Make sure that the save icon is deactivated after you press save, if it is not it means you have not successfully saved, try again.

3. Run your experiment

3.1 Start your experiment

  • 3.1.1 Start the controller on switch. An example OpenFlow Controller that assigns incoming TCP connections to alternating paths based on total number of flows (round robin) is already downloaded for you. You can find it (load-balancer.rb) in the home directory on node "Switch".
    trema run /root/load-balancer.rb
    
    After you started your Load Balancer, you should be able to see the following (Switch id may vary):
      OpenFlow Load Balancer Conltroller Started!
      Switch is Ready! Switch id: 196242264273477
    

This means the OpenFlow Switch is connected to your controller and you can start testing your OpenFlow Load Balancer now.

  • 3.1.2 Start your experiment in LabWiki.
    • 3.1.2.1 Drag the file Icon at the left-top corner on your LabWiki page from Prepare column and drop it to Execute column.
    • 3.1.2.2 Fill in the the experiment properties in the Execute column:
      • name of your LabWiki experiment (this can be anything that does not contain spaces, it is just to help you track the experiments you run)
      • select your project from the drop-down list
      • select your slice from the list,
      • Change theSender, theReceiver and theSwitch to include your slice name. For e.g outside-loadbaltest should be outside-<yourslicename>
      • fill in the left and right interfaces for the switch node as you gathered them at step 2.2.1
    • 3.1.2.3 Press the "Start Experiment" button.
  • 3.1.2 When your experiment is finished:
    • Kill the controller at the switch node by pressing Ctrl-c
    • Kill the iperf processes on outside and inside nodes. On both nodes do: ps aux | grep "iperf". Output should look like:
      root      4728  0.0  1.1 273368  6044 ?        Ssl  19:13   0:00 /usr/bin/iperf_oml2 -s -p 6001 --oml-config /tmp/51449a37-ab3e-43a3-a872-37931c7785ee-1389294789.xml
      
      Execute kill -9 <process_id> for the above case <process_id> would be 4278

3.2 Run the experiment in paths with different bandwidth

  • 3.2.1 Log on to node "left" (use the readyToLogin.py script) and change the link capacity for the interface with IP address "192.168.2.2" (use "ifconfig" to find the correct interface, here we assume eth1 is the interface connecting to node "Switch"):
    ovs-vsctl set Interface eth1 ingress_policing_rate=10000
    
    The above will rate-limit the connection from node "Switch" to node "left" to have a bandwidth of 10Mbps.
  • Other ways to e.g., change link delay and loss-rate using "tc qdisc netem" can be found in Appendix D.
  • 3.2.2 Re-run your experiment with the new setting following the same instructions as in 3.1.

Questions

  • Did you see any difference from the graphs plotted on LabWiki, compared with the graphs plotted in the first experiment? why?
  • Check out the output of the Load Balancer on node "Switch" and tell how many flows are directed to the left path and how many are on the right path, why?
  • To answer the above question, you need to understand the Load Balancing controller. Check out the "load-balancer.rb" file in your home directory on node "Switch". Check Appendix B for hints/explanations about this OpenFlow Controller.
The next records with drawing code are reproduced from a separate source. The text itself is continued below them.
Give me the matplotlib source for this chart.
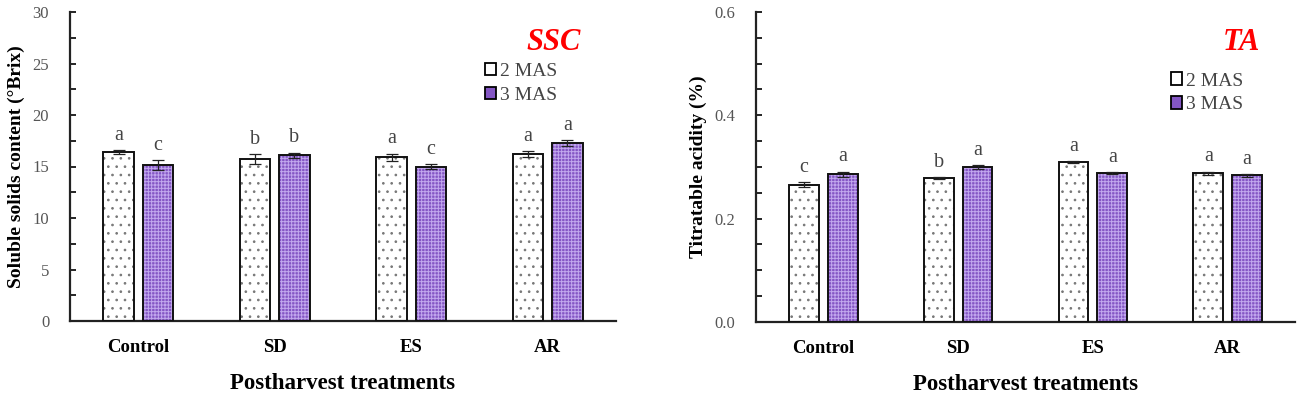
import matplotlib.pyplot as plt
import numpy as np
from matplotlib.patches import Patch
from matplotlib.ticker import MultipleLocator

plt.rcParams['font.family'] = ['Liberation Serif', 'DejaVu Serif']
plt.rcParams['hatch.linewidth'] = 0.7

treatments = ['Control', 'SD', 'ES', 'AR']
series = ['2 MAS', '3 MAS']

ssc_2mas = [16.4, 15.7, 15.9, 16.2]
ssc_3mas = [15.15, 16.1, 15.0, 17.25]
ssc_err_2mas = [0.2, 0.5, 0.35, 0.3]
ssc_err_3mas = [0.45, 0.25, 0.25, 0.3]
ssc_letters_2mas = ['a', 'b', 'a', 'a']
ssc_letters_3mas = ['c', 'b', 'c', 'a']

ta_2mas = [0.266, 0.278, 0.310, 0.288]
ta_3mas = [0.286, 0.300, 0.288, 0.284]
ta_err_2mas = [0.004, 0.002, 0.002, 0.003]
ta_err_3mas = [0.005, 0.003, 0.002, 0.003]
ta_letters_2mas = ['c', 'b', 'a', 'a']
ta_letters_3mas = ['a', 'a', 'a', 'a']

purple = '#8456c4'
hatch_purple = '#c2a8ee'
dot_color = '#777777'


def panel(ax, v2, v3, e2, e3, l2, l3, ymax, major, minor, ylabel, tag, fmt, off, leg_pos):
    x = np.arange(len(treatments))
    w = 0.222
    d = 0.144
    # fill + hatch layer
    ax.bar(x - d, v2, w, color='white', edgecolor=dot_color, hatch='..', linewidth=0, zorder=2)
    ax.bar(x + d, v3, w, color=purple, edgecolor=hatch_purple, hatch='+++++', linewidth=0, zorder=2)
    # outline layer
    ax.bar(x - d, v2, w, fill=False, edgecolor='#111111', linewidth=1.4, zorder=3)
    ax.bar(x + d, v3, w, fill=False, edgecolor='#111111', linewidth=1.4, zorder=3)
    ax.errorbar(x - d, v2, yerr=e2, fmt='none', ecolor='#222222', elinewidth=0.9, capsize=4, capthick=0.9, zorder=4)
    ax.errorbar(x + d, v3, yerr=e3, fmt='none', ecolor='#222222', elinewidth=0.9, capsize=4, capthick=0.9, zorder=4)
    for i in range(len(treatments)):
        ax.text(x[i] - d, v2[i] + e2[i] + off, l2[i], ha='center', va='bottom', fontsize=14.5, color='#444444')
        ax.text(x[i] + d, v3[i] + e3[i] + off, l3[i], ha='center', va='bottom', fontsize=14.5, color='#444444')

    ax.set_xlim(-0.5, 3.5)
    ax.set_ylim(0, ymax)
    ax.yaxis.set_major_locator(MultipleLocator(major))
    ax.yaxis.set_minor_locator(MultipleLocator(minor))
    ax.yaxis.set_major_formatter(fmt)
    ax.tick_params(axis='y', which='both', direction='in', length=4, width=1.2, labelsize=12,
                   labelcolor='#555555', pad=15)
    ax.tick_params(axis='x', length=0, labelsize=13.5, pad=13)
    ax.set_xticks(x)
    ax.set_xticklabels(treatments, fontweight='bold')
    for s in ['top', 'right']:
        ax.spines[s].set_visible(False)
    for s in ['left', 'bottom']:
        ax.spines[s].set_linewidth(1.6)
        ax.spines[s].set_color('#222222')
    ax.set_ylabel(ylabel, fontsize=14, fontweight='bold', labelpad=5)
    ax.set_xlabel('Postharvest treatments', fontsize=16.5, fontweight='bold', labelpad=12)
    ax.text(0.935, 0.90, tag, transform=ax.transAxes, ha='right', va='center',
            fontsize=22, fontweight='bold', fontstyle='italic', color='red')
    handles = [Patch(facecolor='white', edgecolor='black', linewidth=1.3),
               Patch(facecolor=purple, edgecolor='black', linewidth=1.3)]
    ax.legend(handles, series, loc='upper left', bbox_to_anchor=leg_pos, frameon=False,
              fontsize=14, handlelength=0.6, handleheight=0.6, handletextpad=0.2,
              labelspacing=0.35, labelcolor='#444444', borderaxespad=0)


fig = plt.figure(figsize=(13.01, 4.01), dpi=100)
ax1 = fig.add_axes([70 / 1301, 80 / 401, 546 / 1301, 309 / 401])
ax2 = fig.add_axes([756 / 1301, 79 / 401, 539 / 1301, 310 / 401])

panel(ax1, ssc_2mas, ssc_3mas, ssc_err_2mas, ssc_err_3mas, ssc_letters_2mas, ssc_letters_3mas,
      30, 5, 2.5, 'Soluble solids content (\u00b0Brix)', 'SSC', '{x:.0f}', 0.5, (0.745, 0.86))
panel(ax2, ta_2mas, ta_3mas, ta_err_2mas, ta_err_3mas, ta_letters_2mas, ta_letters_3mas,
      0.6, 0.2, 0.05, 'Titratable acidity (%)', 'TA', '{x:.1f}', 0.01, (0.755, 0.83))

fig.savefig('out.png', dpi=100)
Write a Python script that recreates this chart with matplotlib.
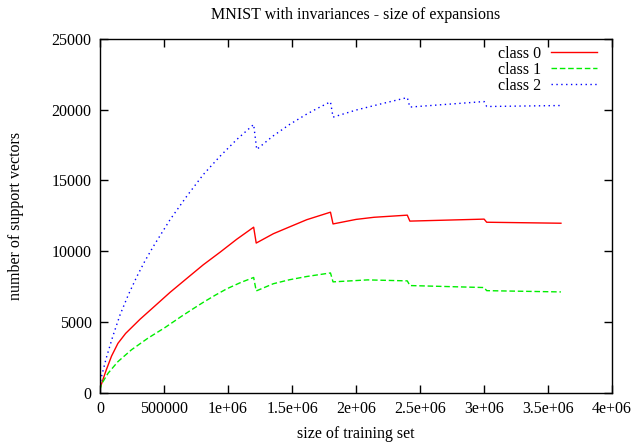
import matplotlib
matplotlib.use("Agg")
import matplotlib.pyplot as plt

# training set size (x) and number of support vectors for each class
x_class0 = [0, 25000, 50000, 90000, 140000, 200000, 245000, 312500, 430000, 547000,
            680000, 807000, 940000, 1068000, 1200000,
            1220000, 1354000, 1480000, 1615000, 1800000,
            1820000, 2000000, 2140000, 2400000,
            2420000, 3000000,
            3020000, 3600000]
y_class0 = [300, 1000, 1650, 2600, 3500, 4200, 4600, 5200, 6150, 7100,
            8100, 9050, 9950, 10850, 11700,
            10580, 11240, 11720, 12230, 12760,
            11930, 12250, 12400, 12550,
            12130, 12270,
            12050, 11980]

x_class1 = [0, 10000, 63000, 140000, 245000, 375000, 505000, 635000, 720000, 807000,
            900000, 990000, 1100000, 1200000,
            1220000, 1354000, 1480000, 1615000, 1800000,
            1820000, 2090000, 2400000,
            2420000, 3000000,
            3020000, 3600000]
y_class1 = [200, 600, 1390, 2210, 3040, 3870, 4600, 5400, 5900, 6400,
            6900, 7350, 7800, 8150,
            7200, 7710, 7990, 8220, 8470,
            7840, 7980, 7910,
            7580, 7440,
            7220, 7130]

x_class2 = [0, 10000, 50000, 100000, 156000, 220000, 287000, 350000, 417000, 547000,
            677000, 807000, 937500, 1068000, 1200000,
            1224000, 1350000, 1480000, 1610000, 1700000, 1800000,
            1820000, 2000000, 2210000, 2400000,
            2420000, 3000000,
            3020000, 3600000]
y_class2 = [500, 1100, 2500, 4000, 5500, 6900, 8200, 9300, 10350, 12230,
            13880, 15420, 16710, 17890, 18950,
            17190, 18130, 18950, 19660, 20100, 20550,
            19470, 19970, 20440, 20850,
            20180, 20570,
            20220, 20290]

x_ticks = [0, 500000, 1000000, 1500000, 2000000, 2500000, 3000000, 3500000, 4000000]
x_tick_labels = ["0", "500000", "1e+06", "1.5e+06", "2e+06", "2.5e+06", "3e+06", "3.5e+06", "4e+06"]
y_ticks = [0, 5000, 10000, 15000, 20000, 25000]

plt.rcParams['font.family'] = ['Liberation Serif', 'DejaVu Serif']
plt.rcParams['font.size'] = 11.5

fig = plt.figure(figsize=(6.37, 4.46), dpi=100)
ax = fig.add_axes([0.157, 0.119, 0.804, 0.794])

ax.plot(x_class0, y_class0, color='#ff0000', linewidth=1.0, label='class 0')
ax.plot(x_class1, y_class1, color='#00ee00', linewidth=1.0, dashes=(4, 2), label='class 1')
ax.plot(x_class2, y_class2, color='#0000ff', linewidth=1.0, dashes=(1, 2.5), label='class 2')

ax.set_xlim(0, 4000000)
ax.set_ylim(0, 25000)
ax.set_xticks(x_ticks)
ax.set_xticklabels(x_tick_labels)
ax.set_yticks(y_ticks)
ax.tick_params(direction='in', length=6, width=1, top=True, right=True, pad=6)
for s in ax.spines.values():
    s.set_linewidth(1.0)

ax.set_title('MNIST with invariances - size of expansions', fontsize=11.5, pad=14)
ax.set_xlabel('size of training set', labelpad=6)
ax.set_ylabel('number of support vectors', labelpad=20)

ax.legend(loc='upper right', bbox_to_anchor=(0.992, 1.012), frameon=False,
          markerfirst=False, handlelength=2.9, handletextpad=0.6,
          labelspacing=0.0, borderaxespad=0.3)

fig.savefig('out.png', dpi=100)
3.3 Modify the OpenFlow Controller to balance throughput among all the TCP flows

  • You need to calculate the average per-flow throughput observed from both left and right paths. The modifications need to happen in the function "stats_reply" in load-balancer.rb
  • In function "decide_path", change the path decision based on the calculated average per-flow throughput: forward the flow onto the path with more average per-flow throughput. (Why? TCP tries its best to consume the whole bandwidth so more throughput means network is not congested)
    • Helpful tips about debugging your OpenFlow controller can be found in Appendix E
    • If you really do not know where to start, the answer can be found on node "Switch", at /tmp/load-balancer/load-balancer-solution.rb
    • Copy the above solution into your home directory then re-do the experiment on LabWiki.
      You need to change your script to use the correct Load Balancing controller (e.g., if your controller is "load-balancer-solution.rb", you should run "/opt/trema-trema-f995284/trema run /root/load-balancer-solution.rb")
  • Rerun the experiment using your new OpenFlow Controller following the steps of Section 3.1, check the graphs plotted on LabWiki as well as the controller's log on node "Switch" and see the difference.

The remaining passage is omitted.